In recent years, 401(k) matches have become a common workplace benefit. And if they’re generous enough, they could really help you make good progress toward building your retirement nest egg.

A lot of companies will match 3% or 5% of your salary in your 401(k). So if you earn $50,000 a year with a 3% match, you’ll get a free $1,500 if you put in that much money out of your own paycheck.

But what if your employer offers a super generous 25% match? If you earn $50,000 a year and are able to contribute $12,500 to your 401(k), it means you’d have an additional $12,500 coming your way.

Such was the situation a lucky Redditor found himself in a couple of years ago. He posted that his wife’s employer matches 401(k) contributions at 25%, but because she wasn’t earning so much money, snagging that match in full was a stretch.

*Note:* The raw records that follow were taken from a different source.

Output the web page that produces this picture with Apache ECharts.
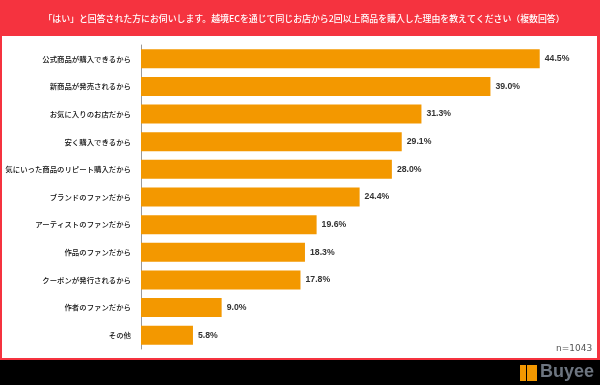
<!DOCTYPE html>
<html>
<head>
<meta charset="utf-8">
<style>html,body{margin:0;padding:0;background:#000}</style>
<script src="https://cdn.jsdelivr.net/npm/echarts@6/dist/echarts.min.js"></script>
</head>
<body>
<div id="main" style="width:600px;height:385px"></div>
<script>
var categories = ['公式商品が購入できるから', '新商品が発売されるから', 'お気に入りのお店だから', '安く購入できるから', '気にいった商品のリピート購入だから', 'ブランドのファンだから', 'アーティストのファンだから', '作品のファンだから', 'クーポンが発行されるから', '作者のファンだから', 'その他']
var values = [44.5, 39.0, 31.3, 29.1, 28.0, 24.4, 19.6, 18.3, 17.8, 9.0, 5.8]
var titleText = '「はい」と回答された方にお伺いします。越境ECを通じて同じお店から2回以上商品を購入した理由を教えてください（複数回答）'
var font = '"Noto Sans CJK JP", sans-serif'

var myChart = echarts.init(document.getElementById('main'))
myChart.setOption({
  backgroundColor: '#000',
  animation: false,
  title: {
    text: titleText,
    left: 299,
    top: 9,
    textAlign: 'center',
    textStyle: { color: '#fff', fontSize: 8.9, fontWeight: 500, fontFamily: font }
  },
  grid: { left: 141, top: 45, width: 448, height: 304, outerBoundsMode: 'none' },
  xAxis: { type: 'value', min: 0, max: 50, show: false },
  yAxis: {
    type: 'category',
    inverse: true,
    data: categories,
    axisTick: { show: false },
    axisLine: { lineStyle: { color: '#999', width: 1 } },
    axisLabel: { color: '#111', fontSize: 7.4, margin: 10, fontWeight: 500, fontFamily: font }
  },
  series: [{
    type: 'bar',
    data: values,
    barWidth: 19,
    itemStyle: { color: '#f39800' },
    label: {
      show: true,
      position: 'right',
      distance: 5,
      color: '#333',
      fontSize: 8.7,
      fontWeight: 'bold',
      fontFamily: 'Liberation Sans, sans-serif',
      formatter: function (p) { return p.value.toFixed(1) + '%' }
    }
  }],
  graphic: [
    { type: 'rect', z: -1, shape: { x: 0, y: 0, width: 600, height: 360 }, style: { fill: '#f5333f' } },
    { type: 'rect', z: -1, shape: { x: 2, y: 36, width: 595, height: 322 }, style: { fill: '#fff' } },
    { type: 'text', x: 556, y: 344, style: { text: 'n=1043', fill: '#555', font: '9px "DejaVu Sans", sans-serif' } },
    { type: 'rect', shape: { x: 520, y: 365, width: 17, height: 16 }, style: { fill: '#f39800' } },
    { type: 'rect', shape: { x: 526, y: 365, width: 1, height: 16 }, style: { fill: '#000' } },
    { type: 'text', x: 540, y: 363, style: { text: 'Buyee', fill: '#6d7580', font: 'bold 18px "Liberation Sans", sans-serif' } }
  ]
})
</script>
</body>
</html>
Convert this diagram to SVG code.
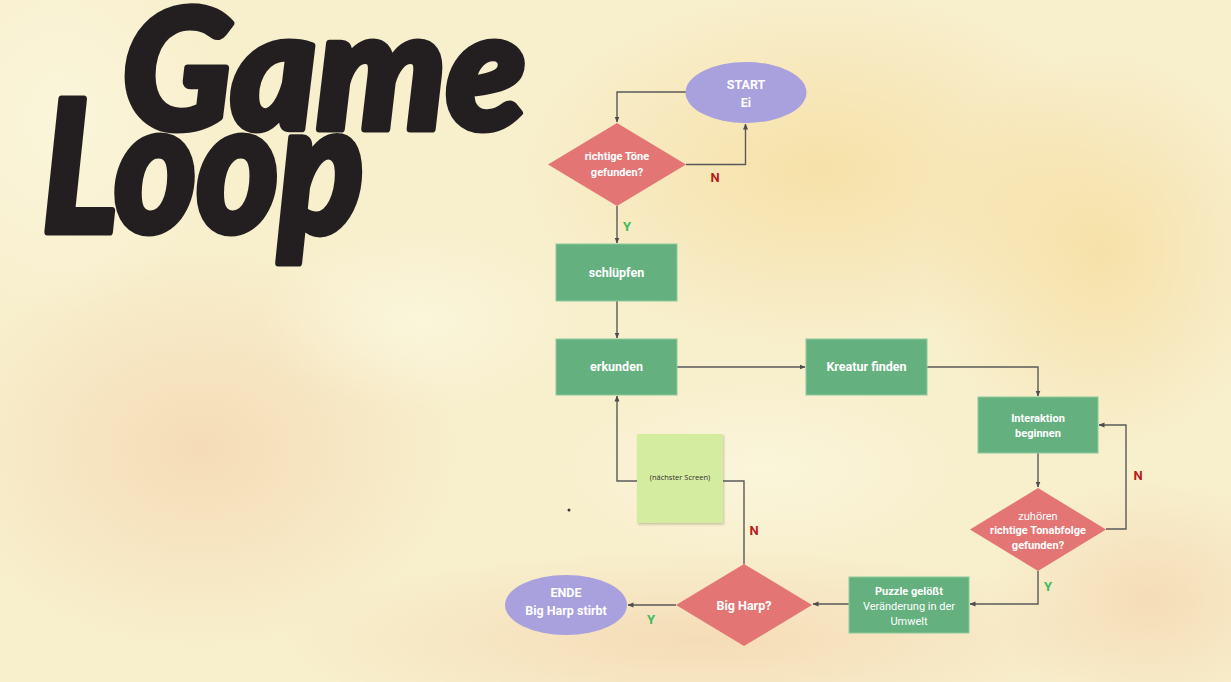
<svg xmlns="http://www.w3.org/2000/svg" width="1231" height="682" viewBox="0 0 1231 682">
<defs>
<radialGradient id="b1" cx="0.5" cy="0.5" r="0.5"><stop offset="0" stop-color="#f6dc9c" stop-opacity="0.75"/><stop offset="1" stop-color="#f6dc9c" stop-opacity="0"/></radialGradient>
<radialGradient id="b2" cx="0.5" cy="0.5" r="0.5"><stop offset="0" stop-color="#f3cfa8" stop-opacity="0.6"/><stop offset="1" stop-color="#f3cfa8" stop-opacity="0"/></radialGradient>
<radialGradient id="b3" cx="0.5" cy="0.5" r="0.5"><stop offset="0" stop-color="#fbf6dc" stop-opacity="0.9"/><stop offset="1" stop-color="#fbf6dc" stop-opacity="0"/></radialGradient>
<marker id="ah" viewBox="0 0 6 6" refX="5.5" refY="3" markerWidth="6" markerHeight="6" orient="auto" markerUnits="userSpaceOnUse"><path d="M0,0.5 L6,3 L0,5.5 Z" fill="#4d4d4d"/></marker>
<filter id="sh" x="-10%" y="-10%" width="130%" height="130%"><feDropShadow dx="1" dy="1.5" stdDeviation="1.2" flood-color="#000" flood-opacity="0.2"/></filter>
</defs>
<style>
.proc{fill:#65b07f;stroke:#8ccc9c;stroke-width:1}
.dec{fill:#e47575}
.term{fill:#a9a0de}
.t{font-family:Roboto,"Noto Sans","Liberation Sans",sans-serif;font-size:12.5px;fill:#ffffff;text-anchor:middle;font-weight:700}
.tn{font-weight:400}
.s{font-size:11px}
.c{fill:none;stroke:#595959;stroke-width:1.4}
.lbN{font-family:Roboto,"Liberation Sans",sans-serif;font-size:13px;font-weight:700;fill:#b71c1c;text-anchor:middle}
.lbY{font-family:Roboto,"Liberation Sans",sans-serif;font-size:13px;font-weight:700;fill:#3dbb5a;text-anchor:middle}
.title{font-family:Lato,"DejaVu Sans",sans-serif;font-weight:900;font-style:italic;fill:#231f20;stroke:#231f20;stroke-width:7;stroke-linejoin:round}
</style>
<rect x="0" y="0" width="1231" height="682" fill="#f8efcd"/>
<ellipse cx="820" cy="170" rx="300" ry="180" fill="url(#b1)"/>
<ellipse cx="1100" cy="250" rx="180" ry="200" fill="url(#b1)"/>
<ellipse cx="200" cy="450" rx="260" ry="200" fill="url(#b2)"/>
<ellipse cx="700" cy="640" rx="420" ry="90" fill="url(#b2)"/>
<ellipse cx="1150" cy="600" rx="160" ry="120" fill="url(#b2)"/>
<ellipse cx="60" cy="120" rx="160" ry="200" fill="url(#b3)"/>
<ellipse cx="420" cy="320" rx="160" ry="90" fill="url(#b3)"/>
<ellipse cx="760" cy="470" rx="200" ry="90" fill="url(#b3)"/>
<circle cx="569" cy="510" r="1.5" fill="#3a3a3a"/>

<g id="title">
<text class="title" x="122" y="129" font-size="165" textLength="404" lengthAdjust="spacingAndGlyphs">Game</text>
<text class="title" x="42" y="232" font-size="184" textLength="322" lengthAdjust="spacingAndGlyphs">Loop</text>
</g>

<g id="connectors">
<path class="c" d="M686,92 H617 V122" marker-end="url(#ah)"/>
<path class="c" d="M686,164.5 H745.5 V124" marker-end="url(#ah)"/>
<path class="c" d="M617,206 V243" marker-end="url(#ah)"/>
<path class="c" d="M617,301 V338" marker-end="url(#ah)"/>
<path class="c" d="M677,367 H805" marker-end="url(#ah)"/>
<path class="c" d="M927,367 H1038 V396" marker-end="url(#ah)"/>
<path class="c" d="M1038,453 V487" marker-end="url(#ah)"/>
<path class="c" d="M1106,529 H1126 V425 H1099" marker-end="url(#ah)"/>
<path class="c" d="M1038,571 V604 H970" marker-end="url(#ah)"/>
<path class="c" d="M849,604 H813" marker-end="url(#ah)"/>
<path class="c" d="M676,605 H628" marker-end="url(#ah)"/>
<path class="c" d="M744,564 V481 H617 V396" marker-end="url(#ah)"/>
<text class="lbN" x="715" y="182">N</text>
<text class="lbY" x="627" y="231">Y</text>
<text class="lbN" x="1138" y="480">N</text>
<text class="lbY" x="1048" y="591">Y</text>
<text class="lbN" x="754" y="535">N</text>
<text class="lbY" x="651" y="624">Y</text>
</g>

<g id="start">
<ellipse class="term" cx="746" cy="92.5" rx="60.5" ry="30.5"/>
<text class="t" x="746" y="89">START</text>
<text class="t" x="746" y="107">Ei</text>
</g>

<g id="decision1">
<polygon class="dec" points="617,123 686,164.5 617,206 548,164.5"/>
<text class="t s" x="617" y="160">richtige Töne</text>
<text class="t s" x="617" y="176">gefunden?</text>
</g>

<g id="schluepfen">
<rect class="proc" x="556" y="244" width="121" height="57"/>
<text class="t" x="616.5" y="277">schlüpfen</text>
</g>

<g id="erkunden">
<rect class="proc" x="556" y="339" width="121" height="56"/>
<text class="t" x="616.5" y="371">erkunden</text>
</g>

<g id="kreatur">
<rect class="proc" x="806" y="339" width="121" height="56"/>
<text class="t" x="866.5" y="371">Kreatur finden</text>
</g>

<g id="interaktion">
<rect class="proc" x="978" y="397" width="120" height="56"/>
<text class="t s" x="1038" y="422">Interaktion</text>
<text class="t s" x="1038" y="437">beginnen</text>
</g>

<g id="decision2">
<polygon class="dec" points="1038,488 1106,529.5 1038,571 970,529.5"/>
<text class="t s tn" x="1038" y="520">zuhören</text>
<text class="t s" x="1038" y="534">richtige Tonabfolge</text>
<text class="t s" x="1038" y="549">gefunden?</text>
</g>

<g id="puzzle">
<rect class="proc" x="849" y="577" width="120" height="56"/>
<text class="t s" x="909" y="595">Puzzle gelößt</text>
<text class="t s tn" x="909" y="610">Veränderung in der</text>
<text class="t s tn" x="909" y="625">Umwelt</text>
</g>

<g id="bigharp">
<polygon class="dec" points="744,564 812,605 744,646 676,605"/>
<text class="t" x="744" y="610">Big Harp?</text>
</g>

<g id="ende">
<ellipse class="term" cx="566" cy="605" rx="61" ry="30"/>
<text class="t" x="566" y="597">ENDE</text>
<text class="t" x="566" y="615">Big Harp stirbt</text>
</g>

<g id="sticky">
<rect x="637" y="434" width="86" height="89" fill="#d4ec9f" filter="url(#sh)"/>
<text x="680" y="480" font-family="'Open Sans','Noto Sans',sans-serif" font-size="7.5" fill="#333" text-anchor="middle">(nächster Screen)</text>
</g>
</svg>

The reality is that if you’re able to capitalize on a 25% match in your 401(k) plan, I’d normally tell you to go for it. But there are some caveats to keep in mind.

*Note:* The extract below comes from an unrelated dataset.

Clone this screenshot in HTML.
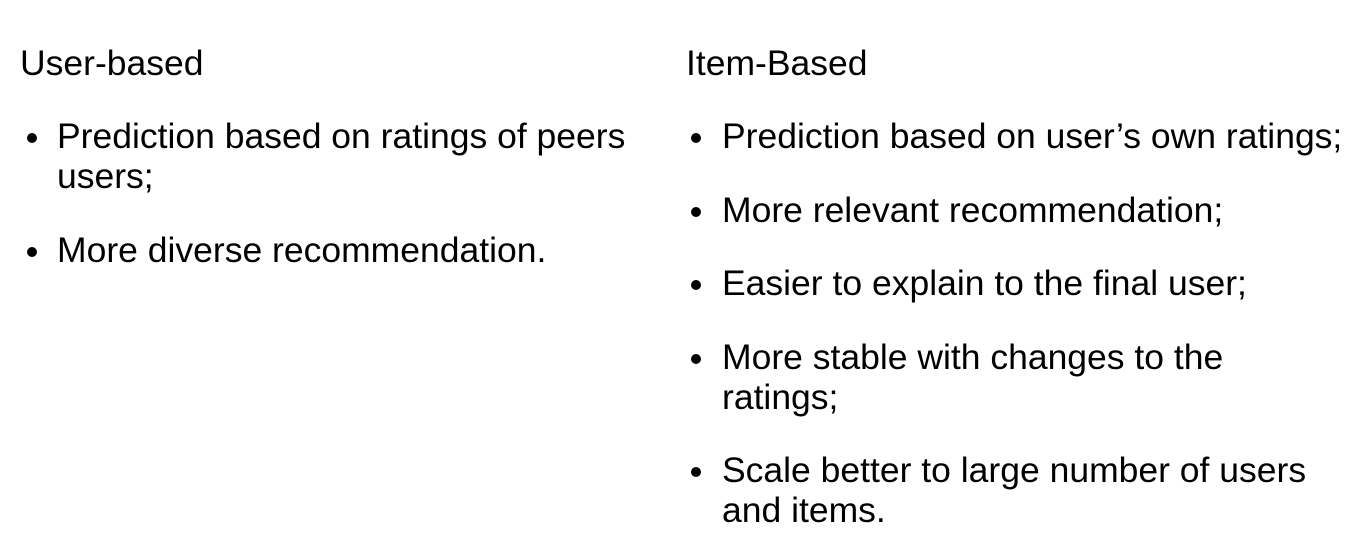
<!DOCTYPE html>
<html><head><meta charset="utf-8"><style>
html,body{margin:0;padding:0;background:#fff;}
body{width:1363px;height:548px;position:relative;overflow:hidden;font-family:"Liberation Sans",Arial,sans-serif;color:#000;}
.t{position:absolute;font-size:35.5px;line-height:32px;white-space:nowrap;}
.b{position:absolute;width:10px;height:10px;border-radius:50%;background:#000;}
</style></head><body>
<div class="t" style="left:20px;top:47px">User-based</div>
<div class="b" style="left:27px;top:133px"></div>
<div class="t" style="left:57px;top:120px">Prediction based on ratings of peers</div>
<div class="t" style="left:57px;top:160px">users;</div>
<div class="b" style="left:27px;top:247px"></div>
<div class="t" style="left:57px;top:234px">More diverse recommendation.</div>

<div class="t" style="left:686px;top:47px">Item-Based</div>
<div class="b" style="left:691px;top:133px"></div>
<div class="t" style="left:722px;top:120px">Prediction based on user’s own ratings;</div>
<div class="b" style="left:691px;top:207px"></div>
<div class="t" style="left:722px;top:194px">More relevant recommendation;</div>
<div class="b" style="left:691px;top:280px"></div>
<div class="t" style="left:722px;top:267px">Easier to explain to the final user;</div>
<div class="b" style="left:691px;top:354px"></div>
<div class="t" style="left:722px;top:341px">More stable with changes to the</div>
<div class="t" style="left:722px;top:381px">ratings;</div>
<div class="b" style="left:691px;top:467px"></div>
<div class="t" style="left:722px;top:454px">Scale better to large number of users</div>
<div class="t" style="left:722px;top:494px">and items.</div>
</body></html>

Don’t pass up free money if you don’t have to

The last time I worked for a company that offered a 401(k), the employer match I was eligible for was 0%. So in my book, a 25% match reads like a fantastic deal. And if you’re eligible for such a match and are in a position to claim it, then you absolutely should.

But there are a couple of things to be cautious about. First, 401(k)s have a maximum yearly contribution limit. So before you get too excited about a 25% match, recognize that if you’re a higher earner, 25% of your pay may be more than what you’re allowed to put into a 401(k) in a single year.

But let’s say you have a $50,000 salary. In that case, you’re below the threshold for maxing out a 401(k). However, whether you can afford to part with 25% of $50,000 is a different story.

If you’re in a dual-income household and can swing a 25% contribution to your 401(k), go for it. You’ll not only snag a lot of free money, but potentially shield a large chunk of your pay from taxes.

But you don’t want to create a situation where you can’t cover your monthly expenses because you’re filtering too much money into your 401(k). That’s not going to do your finances much good, as it’ll put you at risk of landing in costly credit card debt.

Be mindful of your 401(k)’s vesting schedule

Another thing to remember is that the 401(k) match you get from your employer isn’t necessarily yours to keep right away. If your company imposes a vesting schedule, you may need to stay with your employer for a good number of years before you fully own your 401(k) match. And if that’s not something you plan to do, then chasing that match may not make sense or do you much good.

Since everyone’s situation is different, if you’re looking at a 25% match in your 401(k), I’d recommend sitting down with a financial advisor who can give you custom advice based on your specific circumstances. Remember, too, that if you decide to put a lot of money into your 401(k), you’re going to want to invest it savvily. And navigating your fund choices in a 401(k) can be tricky if you’re new to investing. So that’s another reason to turn to a financial professional for help.

If you’re going to make an effort to fund a 401(k), you want to make sure your money is working for you. That means choosing age-appropriate investments with a reasonable amount of risk, and also doing your part to avoid unnecessary investment fees that could eat away at your 401(k)’s returns over time.